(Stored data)

--------------------------------

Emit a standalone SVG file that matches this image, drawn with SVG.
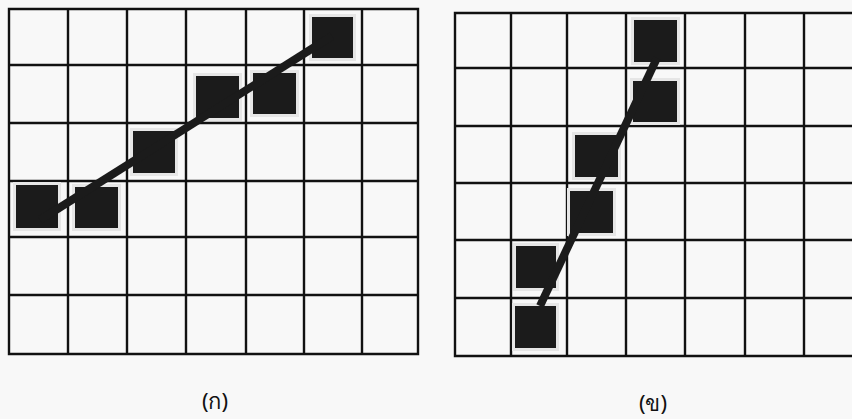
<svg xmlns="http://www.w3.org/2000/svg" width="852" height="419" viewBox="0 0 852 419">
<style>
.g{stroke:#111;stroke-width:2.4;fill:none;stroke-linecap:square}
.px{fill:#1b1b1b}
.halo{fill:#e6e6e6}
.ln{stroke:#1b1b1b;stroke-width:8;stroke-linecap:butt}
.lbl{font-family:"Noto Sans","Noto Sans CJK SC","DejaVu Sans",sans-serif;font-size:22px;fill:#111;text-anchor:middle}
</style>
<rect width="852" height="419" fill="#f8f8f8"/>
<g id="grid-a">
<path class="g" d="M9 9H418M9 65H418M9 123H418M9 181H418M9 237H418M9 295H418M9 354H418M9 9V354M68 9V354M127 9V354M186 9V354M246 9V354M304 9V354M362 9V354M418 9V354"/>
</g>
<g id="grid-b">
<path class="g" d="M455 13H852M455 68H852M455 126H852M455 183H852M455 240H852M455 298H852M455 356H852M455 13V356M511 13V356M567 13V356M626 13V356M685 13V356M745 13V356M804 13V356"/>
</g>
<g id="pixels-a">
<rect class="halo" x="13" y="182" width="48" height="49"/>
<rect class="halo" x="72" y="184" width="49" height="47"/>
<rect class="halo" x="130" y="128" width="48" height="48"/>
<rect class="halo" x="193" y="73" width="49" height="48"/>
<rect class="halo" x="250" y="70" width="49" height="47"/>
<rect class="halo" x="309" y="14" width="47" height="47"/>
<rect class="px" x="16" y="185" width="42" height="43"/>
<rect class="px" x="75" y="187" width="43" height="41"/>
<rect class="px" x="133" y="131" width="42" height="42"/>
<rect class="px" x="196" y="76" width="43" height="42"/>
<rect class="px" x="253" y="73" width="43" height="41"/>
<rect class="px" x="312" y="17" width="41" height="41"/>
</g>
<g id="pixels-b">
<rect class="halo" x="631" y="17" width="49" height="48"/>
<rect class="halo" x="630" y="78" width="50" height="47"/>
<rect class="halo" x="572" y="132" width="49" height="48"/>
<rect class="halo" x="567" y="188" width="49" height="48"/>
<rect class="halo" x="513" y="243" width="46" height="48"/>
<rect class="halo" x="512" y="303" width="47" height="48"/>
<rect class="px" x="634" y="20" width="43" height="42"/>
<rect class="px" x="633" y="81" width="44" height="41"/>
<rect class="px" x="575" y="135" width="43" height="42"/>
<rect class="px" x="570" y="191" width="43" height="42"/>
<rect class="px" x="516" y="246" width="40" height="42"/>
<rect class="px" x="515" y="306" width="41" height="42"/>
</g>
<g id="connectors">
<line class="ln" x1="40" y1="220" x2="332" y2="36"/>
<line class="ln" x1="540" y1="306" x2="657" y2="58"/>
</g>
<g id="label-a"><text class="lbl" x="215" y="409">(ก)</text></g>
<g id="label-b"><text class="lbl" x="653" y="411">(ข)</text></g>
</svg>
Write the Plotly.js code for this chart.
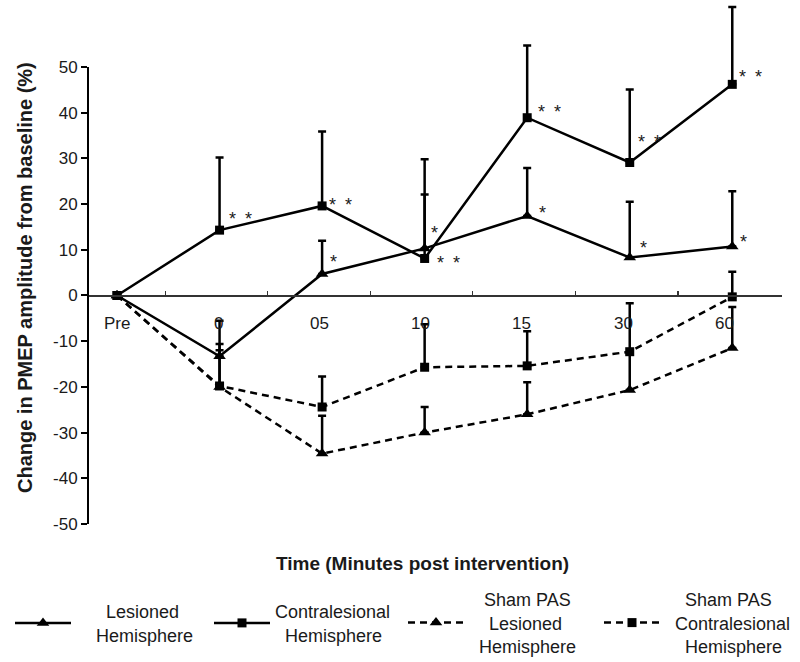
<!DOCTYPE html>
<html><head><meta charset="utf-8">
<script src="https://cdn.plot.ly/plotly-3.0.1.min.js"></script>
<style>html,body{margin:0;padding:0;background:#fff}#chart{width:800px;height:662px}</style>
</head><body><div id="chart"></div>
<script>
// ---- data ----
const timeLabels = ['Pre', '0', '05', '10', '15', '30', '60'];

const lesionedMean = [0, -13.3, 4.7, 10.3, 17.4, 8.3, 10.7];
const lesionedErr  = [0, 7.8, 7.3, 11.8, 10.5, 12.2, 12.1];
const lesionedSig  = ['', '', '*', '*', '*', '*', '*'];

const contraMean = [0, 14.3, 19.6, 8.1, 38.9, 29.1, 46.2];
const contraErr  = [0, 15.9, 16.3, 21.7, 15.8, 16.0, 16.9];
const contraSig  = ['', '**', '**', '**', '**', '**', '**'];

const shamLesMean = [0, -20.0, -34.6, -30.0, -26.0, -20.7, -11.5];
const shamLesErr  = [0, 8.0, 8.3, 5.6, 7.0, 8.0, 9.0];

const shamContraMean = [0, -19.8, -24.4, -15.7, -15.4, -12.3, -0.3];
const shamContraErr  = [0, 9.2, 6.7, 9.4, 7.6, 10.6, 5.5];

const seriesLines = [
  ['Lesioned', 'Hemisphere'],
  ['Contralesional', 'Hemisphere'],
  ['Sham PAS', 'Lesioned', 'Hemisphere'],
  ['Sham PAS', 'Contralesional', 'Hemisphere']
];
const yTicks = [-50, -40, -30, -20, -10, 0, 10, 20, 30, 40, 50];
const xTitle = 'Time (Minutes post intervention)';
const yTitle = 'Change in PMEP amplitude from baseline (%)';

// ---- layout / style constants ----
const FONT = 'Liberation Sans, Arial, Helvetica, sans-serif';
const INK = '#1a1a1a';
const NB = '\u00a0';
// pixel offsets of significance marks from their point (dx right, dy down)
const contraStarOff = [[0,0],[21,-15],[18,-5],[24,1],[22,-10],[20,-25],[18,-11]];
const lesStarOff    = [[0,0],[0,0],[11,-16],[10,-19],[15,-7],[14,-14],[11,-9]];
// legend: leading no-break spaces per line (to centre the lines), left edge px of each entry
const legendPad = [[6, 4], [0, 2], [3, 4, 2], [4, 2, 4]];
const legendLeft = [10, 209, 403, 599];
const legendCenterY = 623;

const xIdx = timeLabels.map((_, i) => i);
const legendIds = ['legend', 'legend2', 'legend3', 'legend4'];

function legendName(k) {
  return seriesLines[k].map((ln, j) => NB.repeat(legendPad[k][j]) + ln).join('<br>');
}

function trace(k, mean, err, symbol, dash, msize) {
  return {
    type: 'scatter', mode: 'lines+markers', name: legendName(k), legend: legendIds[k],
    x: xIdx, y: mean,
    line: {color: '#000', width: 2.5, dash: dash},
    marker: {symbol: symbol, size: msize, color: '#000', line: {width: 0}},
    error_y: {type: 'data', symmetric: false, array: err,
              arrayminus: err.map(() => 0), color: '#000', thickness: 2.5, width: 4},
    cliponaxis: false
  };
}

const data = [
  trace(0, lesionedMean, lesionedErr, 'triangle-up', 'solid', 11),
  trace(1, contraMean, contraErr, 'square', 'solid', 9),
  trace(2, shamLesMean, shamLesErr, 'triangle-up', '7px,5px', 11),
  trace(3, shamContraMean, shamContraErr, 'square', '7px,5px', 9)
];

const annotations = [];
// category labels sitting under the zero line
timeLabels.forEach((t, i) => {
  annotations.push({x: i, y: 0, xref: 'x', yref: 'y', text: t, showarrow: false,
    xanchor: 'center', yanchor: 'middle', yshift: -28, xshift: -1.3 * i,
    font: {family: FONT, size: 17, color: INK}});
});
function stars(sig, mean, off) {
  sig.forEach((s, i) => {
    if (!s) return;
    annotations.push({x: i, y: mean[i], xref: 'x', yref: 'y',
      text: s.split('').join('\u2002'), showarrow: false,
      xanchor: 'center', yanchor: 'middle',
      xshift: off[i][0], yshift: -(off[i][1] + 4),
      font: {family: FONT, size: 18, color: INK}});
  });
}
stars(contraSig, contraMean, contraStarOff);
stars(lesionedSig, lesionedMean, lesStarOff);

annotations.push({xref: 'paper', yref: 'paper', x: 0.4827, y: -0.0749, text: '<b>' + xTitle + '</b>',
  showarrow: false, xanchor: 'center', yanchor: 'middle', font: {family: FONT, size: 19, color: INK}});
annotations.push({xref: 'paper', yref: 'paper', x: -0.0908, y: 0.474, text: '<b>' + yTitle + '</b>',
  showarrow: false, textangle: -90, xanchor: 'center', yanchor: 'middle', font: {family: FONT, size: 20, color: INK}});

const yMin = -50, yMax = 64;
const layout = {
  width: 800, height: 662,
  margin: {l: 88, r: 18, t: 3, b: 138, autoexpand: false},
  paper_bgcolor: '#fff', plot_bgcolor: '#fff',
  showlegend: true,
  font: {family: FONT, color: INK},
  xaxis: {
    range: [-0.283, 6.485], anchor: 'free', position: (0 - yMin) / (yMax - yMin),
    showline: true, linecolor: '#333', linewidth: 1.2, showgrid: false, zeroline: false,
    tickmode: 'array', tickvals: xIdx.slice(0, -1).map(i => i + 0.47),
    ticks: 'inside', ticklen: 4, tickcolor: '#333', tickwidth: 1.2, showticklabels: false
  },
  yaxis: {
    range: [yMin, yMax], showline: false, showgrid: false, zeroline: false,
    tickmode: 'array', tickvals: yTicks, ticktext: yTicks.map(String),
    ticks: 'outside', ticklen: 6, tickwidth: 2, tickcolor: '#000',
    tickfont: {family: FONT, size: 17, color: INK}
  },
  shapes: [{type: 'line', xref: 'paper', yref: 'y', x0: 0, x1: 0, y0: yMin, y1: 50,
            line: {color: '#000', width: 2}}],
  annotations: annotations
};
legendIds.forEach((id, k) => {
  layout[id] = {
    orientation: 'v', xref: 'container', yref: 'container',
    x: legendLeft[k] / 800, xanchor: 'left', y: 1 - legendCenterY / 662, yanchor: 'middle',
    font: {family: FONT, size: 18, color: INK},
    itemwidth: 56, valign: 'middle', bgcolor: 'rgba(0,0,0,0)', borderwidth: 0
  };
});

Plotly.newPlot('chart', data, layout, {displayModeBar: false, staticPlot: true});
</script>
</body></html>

--------------------------------

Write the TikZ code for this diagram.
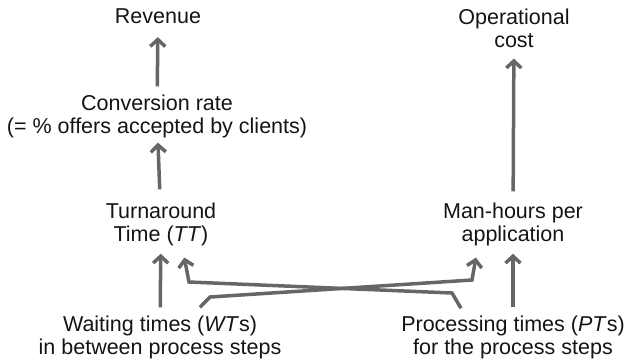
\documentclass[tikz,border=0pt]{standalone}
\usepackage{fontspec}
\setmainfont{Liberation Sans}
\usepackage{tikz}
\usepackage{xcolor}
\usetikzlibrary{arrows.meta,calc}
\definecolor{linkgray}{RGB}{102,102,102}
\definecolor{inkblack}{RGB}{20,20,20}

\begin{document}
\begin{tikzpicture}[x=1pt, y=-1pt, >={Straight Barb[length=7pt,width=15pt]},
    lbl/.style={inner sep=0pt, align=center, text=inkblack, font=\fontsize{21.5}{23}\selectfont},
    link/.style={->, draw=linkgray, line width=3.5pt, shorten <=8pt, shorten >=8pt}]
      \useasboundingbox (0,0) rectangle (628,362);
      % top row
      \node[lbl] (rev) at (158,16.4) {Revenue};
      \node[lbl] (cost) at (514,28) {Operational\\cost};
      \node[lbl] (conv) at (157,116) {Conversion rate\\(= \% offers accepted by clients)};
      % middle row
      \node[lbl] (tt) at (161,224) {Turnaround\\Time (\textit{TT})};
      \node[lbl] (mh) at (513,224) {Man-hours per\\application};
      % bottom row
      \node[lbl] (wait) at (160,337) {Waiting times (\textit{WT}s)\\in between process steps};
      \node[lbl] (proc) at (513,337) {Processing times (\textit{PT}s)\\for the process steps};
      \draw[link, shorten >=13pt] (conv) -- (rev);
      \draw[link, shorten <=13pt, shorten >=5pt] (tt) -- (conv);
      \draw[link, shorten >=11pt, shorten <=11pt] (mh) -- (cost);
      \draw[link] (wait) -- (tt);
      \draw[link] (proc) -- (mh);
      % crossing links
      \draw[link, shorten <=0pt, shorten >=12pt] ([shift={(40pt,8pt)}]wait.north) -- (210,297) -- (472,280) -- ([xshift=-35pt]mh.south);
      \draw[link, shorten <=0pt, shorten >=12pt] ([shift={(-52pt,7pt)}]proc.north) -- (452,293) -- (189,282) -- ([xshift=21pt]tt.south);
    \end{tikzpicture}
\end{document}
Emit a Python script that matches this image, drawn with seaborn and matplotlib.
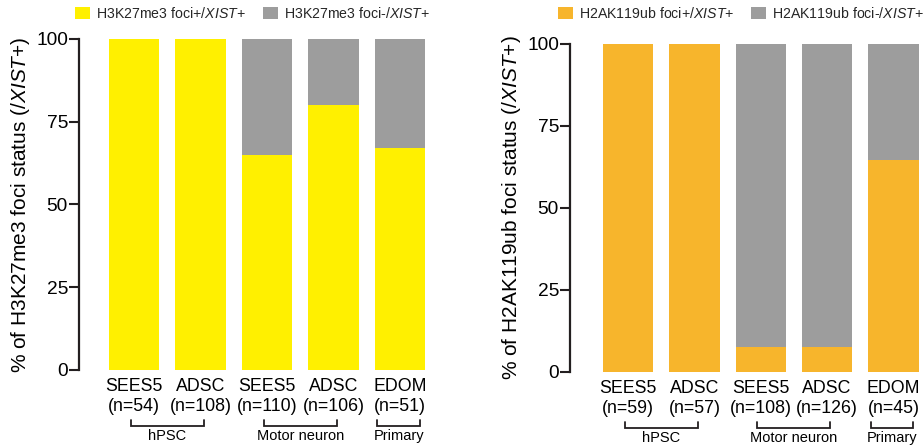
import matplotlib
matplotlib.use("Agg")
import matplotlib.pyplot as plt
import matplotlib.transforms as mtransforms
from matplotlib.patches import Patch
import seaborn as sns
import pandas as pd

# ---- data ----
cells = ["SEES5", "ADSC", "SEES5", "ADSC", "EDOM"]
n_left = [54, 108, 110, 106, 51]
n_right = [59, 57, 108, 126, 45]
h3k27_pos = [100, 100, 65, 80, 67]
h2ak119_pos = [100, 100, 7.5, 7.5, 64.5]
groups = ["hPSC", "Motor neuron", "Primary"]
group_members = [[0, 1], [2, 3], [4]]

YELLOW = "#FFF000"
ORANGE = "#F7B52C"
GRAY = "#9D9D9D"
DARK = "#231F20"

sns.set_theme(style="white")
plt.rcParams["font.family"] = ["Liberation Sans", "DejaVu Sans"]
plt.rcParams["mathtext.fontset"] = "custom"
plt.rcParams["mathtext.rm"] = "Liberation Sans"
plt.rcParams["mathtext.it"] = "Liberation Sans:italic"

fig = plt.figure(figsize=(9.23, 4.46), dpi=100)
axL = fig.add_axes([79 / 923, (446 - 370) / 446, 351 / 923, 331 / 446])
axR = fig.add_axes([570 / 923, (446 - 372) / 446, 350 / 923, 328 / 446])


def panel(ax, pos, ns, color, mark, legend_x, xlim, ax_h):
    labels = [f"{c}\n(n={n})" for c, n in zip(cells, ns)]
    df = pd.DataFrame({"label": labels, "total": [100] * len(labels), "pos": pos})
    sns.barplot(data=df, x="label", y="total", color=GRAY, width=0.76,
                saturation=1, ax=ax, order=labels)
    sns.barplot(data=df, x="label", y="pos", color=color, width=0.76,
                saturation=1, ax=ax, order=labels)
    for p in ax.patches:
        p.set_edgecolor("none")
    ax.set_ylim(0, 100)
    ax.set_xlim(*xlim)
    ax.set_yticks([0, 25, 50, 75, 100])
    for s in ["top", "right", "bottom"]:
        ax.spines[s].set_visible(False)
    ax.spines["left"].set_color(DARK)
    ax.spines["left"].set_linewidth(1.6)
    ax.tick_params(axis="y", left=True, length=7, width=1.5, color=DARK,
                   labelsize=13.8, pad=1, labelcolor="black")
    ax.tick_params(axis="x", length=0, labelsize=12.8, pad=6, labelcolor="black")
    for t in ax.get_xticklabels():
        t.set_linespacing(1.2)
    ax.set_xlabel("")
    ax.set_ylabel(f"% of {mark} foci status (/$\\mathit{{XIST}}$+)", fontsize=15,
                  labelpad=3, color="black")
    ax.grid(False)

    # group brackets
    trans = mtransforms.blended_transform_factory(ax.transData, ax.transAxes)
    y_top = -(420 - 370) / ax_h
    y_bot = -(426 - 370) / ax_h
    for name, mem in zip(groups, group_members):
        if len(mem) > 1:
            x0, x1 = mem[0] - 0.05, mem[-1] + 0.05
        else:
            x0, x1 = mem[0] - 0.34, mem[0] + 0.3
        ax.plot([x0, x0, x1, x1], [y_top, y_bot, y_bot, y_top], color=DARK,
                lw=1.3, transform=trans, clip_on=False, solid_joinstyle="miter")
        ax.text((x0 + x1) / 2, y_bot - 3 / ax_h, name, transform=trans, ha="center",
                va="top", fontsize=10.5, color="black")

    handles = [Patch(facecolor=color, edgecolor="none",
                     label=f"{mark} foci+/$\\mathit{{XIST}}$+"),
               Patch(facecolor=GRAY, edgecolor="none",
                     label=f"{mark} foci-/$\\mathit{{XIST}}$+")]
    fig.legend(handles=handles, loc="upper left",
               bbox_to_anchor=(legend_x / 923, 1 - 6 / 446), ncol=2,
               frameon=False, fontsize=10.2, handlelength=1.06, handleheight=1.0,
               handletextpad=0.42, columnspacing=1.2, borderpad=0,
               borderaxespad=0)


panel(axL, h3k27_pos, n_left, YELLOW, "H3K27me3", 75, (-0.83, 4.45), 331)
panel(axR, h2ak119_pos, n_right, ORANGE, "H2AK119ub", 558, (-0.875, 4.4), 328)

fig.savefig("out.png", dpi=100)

--------------------------------

Required work: Using the data above, extract exactly the lines from the one containing "Write the Plotly.js code for this chart." through the one containing "const timeLabels = ['Pre', '0', '05', '10', '15', '30', '60'];". Pictures are left out.

Exercise response:
Write the Plotly.js code for this chart.
<!DOCTYPE html>
<html><head><meta charset="utf-8">
<script src="https://cdn.plot.ly/plotly-3.0.1.min.js"></script>
<style>html,body{margin:0;padding:0;background:#fff}#chart{width:800px;height:662px}</style>
</head><body><div id="chart"></div>
<script>
// ---- data ----
const timeLabels = ['Pre', '0', '05', '10', '15', '30', '60'];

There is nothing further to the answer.